__Given data__:
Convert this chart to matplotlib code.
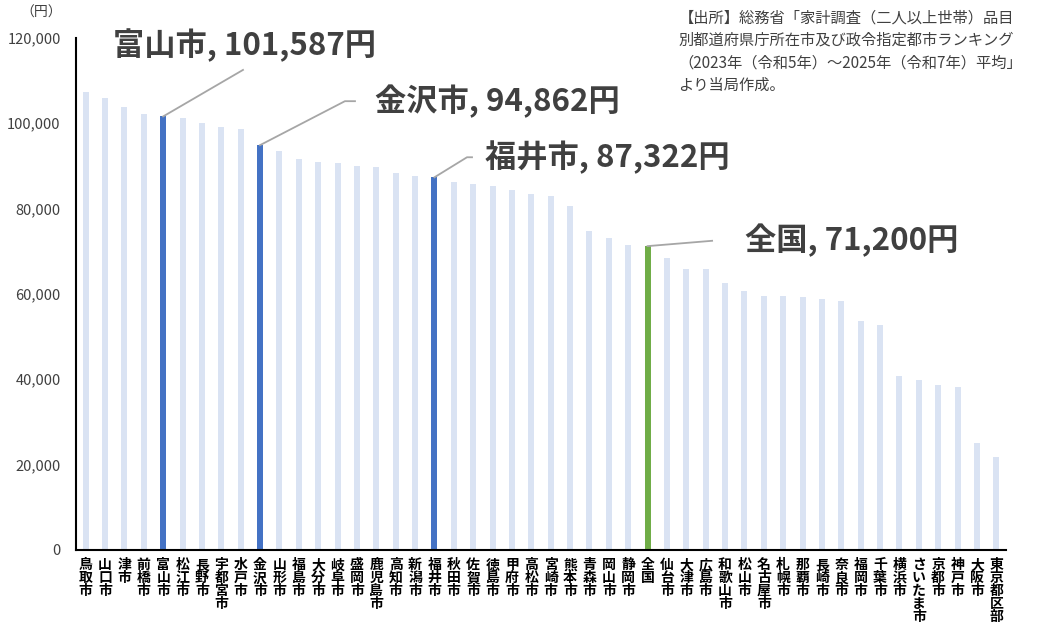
import matplotlib
matplotlib.use("Agg")
import matplotlib.pyplot as plt
from matplotlib.ticker import FuncFormatter

plt.rcParams['font.family'] = ['Noto Sans CJK JP', 'DejaVu Sans']

cities = ["鳥取市", "山口市", "津市", "前橋市", "富山市", "松江市", "長野市", "宇都宮市", "水戸市", "金沢市",
          "山形市", "福島市", "大分市", "岐阜市", "盛岡市", "鹿児島市", "高知市", "新潟市", "福井市", "秋田市",
          "佐賀市", "徳島市", "甲府市", "高松市", "宮崎市", "熊本市", "青森市", "岡山市", "静岡市", "全国",
          "仙台市", "大津市", "広島市", "和歌山市", "松山市", "名古屋市", "札幌市", "那覇市", "長崎市", "奈良市",
          "福岡市", "千葉市", "横浜市", "さいたま市", "京都市", "神戸市", "大阪市", "東京都区部"]
values = [107400, 105800, 103700, 102100, 101587, 101300, 100100, 99100, 98700, 94862,
          93500, 91600, 90900, 90600, 90000, 89700, 88300, 87600, 87322, 86200,
          85700, 85400, 84300, 83300, 82900, 80700, 74700, 73200, 71350, 71200,
          68300, 65800, 65800, 62500, 60700, 59500, 59500, 59200, 58800, 58300,
          53600, 52700, 40700, 39900, 38600, 38100, 25000, 21700]
highlight_blue = ["富山市", "金沢市", "福井市"]
highlight_green = ["全国"]
y_ticks = [0, 20000, 40000, 60000, 80000, 100000, 120000]
callouts = {"富山市": "富山市, 101,587円", "金沢市": "金沢市, 94,862円",
            "福井市": "福井市, 87,322円", "全国": "全国, 71,200円"}
source_note = ("【出所】総務省「家計調査（二人以上世帯）品目\n"
               "別都道府県庁所在市及び政令指定都市ランキング\n"
               "（2023年（令和5年）～2025年（令和7年）平均」\n"
               "より当局作成。")

LIGHT = "#DAE3F3"
BLUE = "#4472C4"
GREEN = "#70AD47"

fig = plt.figure(figsize=(10.42, 6.31), dpi=100)
ax = fig.add_axes([0.0729, 0.1284, 0.8926, 0.8116])

colors = []
for c in cities:
    if c in highlight_blue:
        colors.append(BLUE)
    elif c in highlight_green:
        colors.append(GREEN)
    else:
        colors.append(LIGHT)

x = list(range(len(cities)))
ax.bar(x, values, width=0.31, color=colors, zorder=2)

ax.set_xlim(-0.5, len(cities) - 0.5)
ax.set_ylim(0, 120000)
ax.set_yticks(y_ticks)
ax.yaxis.set_major_formatter(FuncFormatter(lambda v, p: f"{int(v):,}"))
ax.tick_params(axis='y', length=0, pad=11, labelsize=10.5, labelcolor="#404040")
ax.tick_params(axis='x', length=0, pad=6)
ax.set_xticks(x)
ax.set_xticklabels(["\n".join(list(c)) for c in cities], fontsize=10, fontweight='bold',
                   linespacing=0.9, va='top', color="#000000")

for s in ["top", "right"]:
    ax.spines[s].set_visible(False)
ax.spines["left"].set_linewidth(1.5)
ax.spines["bottom"].set_linewidth(1.5)
ax.spines["left"].set_color("black")
ax.spines["bottom"].set_color("black")

# callouts: leader line points (offsets from bar top) and text anchor offset
layout = {
    "富山市": ([(4.12, 10900)], (-2.59, 16700)),
    "金沢市": ([(4.38, 10300), (4.9, 10300)], (5.93, 10300)),
    "福井市": ([(1.68, 4700), (1.94, 4700)], (2.61, 4700)),
    "全国": ([(3.33, 1250)], (5.03, 1400)),
}
for name, label in callouts.items():
    i = cities.index(name)
    v = values[i]
    pts, (tx, ty) = layout[name]
    xs = [i] + [i + dx for dx, dy in pts]
    ys = [v] + [v + dy for dx, dy in pts]
    ax.plot(xs, ys, color="#A6A6A6", lw=1.3, zorder=3, clip_on=False)
    ax.text(i + tx, v + ty, label, fontsize=22.5, fontweight='bold', color="#404040",
            ha='left', va='center', clip_on=False)

fig.text(0.02, 0.98, "（円）", fontsize=10, color="#404040", ha='left', va='center')
fig.text(0.651, 0.985, source_note, fontsize=11, color="#404040", ha='left', va='top',
         linespacing=1.42)

fig.savefig("out.png", dpi=100)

__Exercise__:
Using the material above, set down every line exactly, but skip the pictures.

__Written solution__:
Convert this chart to matplotlib code.
import matplotlib
matplotlib.use("Agg")
import matplotlib.pyplot as plt
from matplotlib.ticker import FuncFormatter

plt.rcParams['font.family'] = ['Noto Sans CJK JP', 'DejaVu Sans']

cities = ["鳥取市", "山口市", "津市", "前橋市", "富山市", "松江市", "長野市", "宇都宮市", "水戸市", "金沢市",
          "山形市", "福島市", "大分市", "岐阜市", "盛岡市", "鹿児島市", "高知市", "新潟市", "福井市", "秋田市",
          "佐賀市", "徳島市", "甲府市", "高松市", "宮崎市", "熊本市", "青森市", "岡山市", "静岡市", "全国",
          "仙台市", "大津市", "広島市", "和歌山市", "松山市", "名古屋市", "札幌市", "那覇市", "長崎市", "奈良市",
          "福岡市", "千葉市", "横浜市", "さいたま市", "京都市", "神戸市", "大阪市", "東京都区部"]
values = [107400, 105800, 103700, 102100, 101587, 101300, 100100, 99100, 98700, 94862,
          93500, 91600, 90900, 90600, 90000, 89700, 88300, 87600, 87322, 86200,
          85700, 85400, 84300, 83300, 82900, 80700, 74700, 73200, 71350, 71200,
          68300, 65800, 65800, 62500, 60700, 59500, 59500, 59200, 58800, 58300,
          53600, 52700, 40700, 39900, 38600, 38100, 25000, 21700]
highlight_blue = ["富山市", "金沢市", "福井市"]
highlight_green = ["全国"]
y_ticks = [0, 20000, 40000, 60000, 80000, 100000, 120000]
callouts = {"富山市": "富山市, 101,587円", "金沢市": "金沢市, 94,862円",
            "福井市": "福井市, 87,322円", "全国": "全国, 71,200円"}
source_note = ("【出所】総務省「家計調査（二人以上世帯）品目\n"
               "別都道府県庁所在市及び政令指定都市ランキング\n"
               "（2023年（令和5年）～2025年（令和7年）平均」\n"
               "より当局作成。")

LIGHT = "#DAE3F3"
BLUE = "#4472C4"
GREEN = "#70AD47"

fig = plt.figure(figsize=(10.42, 6.31), dpi=100)
ax = fig.add_axes([0.0729, 0.1284, 0.8926, 0.8116])

colors = []
for c in cities:
    if c in highlight_blue:
        colors.append(BLUE)
    elif c in highlight_green:
        colors.append(GREEN)
    else:
        colors.append(LIGHT)

x = list(range(len(cities)))
ax.bar(x, values, width=0.31, color=colors, zorder=2)

ax.set_xlim(-0.5, len(cities) - 0.5)
ax.set_ylim(0, 120000)
ax.set_yticks(y_ticks)
ax.yaxis.set_major_formatter(FuncFormatter(lambda v, p: f"{int(v):,}"))
ax.tick_params(axis='y', length=0, pad=11, labelsize=10.5, labelcolor="#404040")
ax.tick_params(axis='x', length=0, pad=6)
ax.set_xticks(x)
ax.set_xticklabels(["\n".join(list(c)) for c in cities], fontsize=10, fontweight='bold',
                   linespacing=0.9, va='top', color="#000000")

for s in ["top", "right"]:
    ax.spines[s].set_visible(False)
ax.spines["left"].set_linewidth(1.5)
ax.spines["bottom"].set_linewidth(1.5)
ax.spines["left"].set_color("black")
ax.spines["bottom"].set_color("black")

# callouts: leader line points (offsets from bar top) and text anchor offset
layout = {
    "富山市": ([(4.12, 10900)], (-2.59, 16700)),
    "金沢市": ([(4.38, 10300), (4.9, 10300)], (5.93, 10300)),
    "福井市": ([(1.68, 4700), (1.94, 4700)], (2.61, 4700)),
    "全国": ([(3.33, 1250)], (5.03, 1400)),
}
for name, label in callouts.items():
    i = cities.index(name)
    v = values[i]
    pts, (tx, ty) = layout[name]
    xs = [i] + [i + dx for dx, dy in pts]
    ys = [v] + [v + dy for dx, dy in pts]
    ax.plot(xs, ys, color="#A6A6A6", lw=1.3, zorder=3, clip_on=False)
    ax.text(i + tx, v + ty, label, fontsize=22.5, fontweight='bold', color="#404040",
            ha='left', va='center', clip_on=False)

fig.text(0.02, 0.98, "（円）", fontsize=10, color="#404040", ha='left', va='center')
fig.text(0.651, 0.985, source_note, fontsize=11, color="#404040", ha='left', va='top',
         linespacing=1.42)

fig.savefig("out.png", dpi=100)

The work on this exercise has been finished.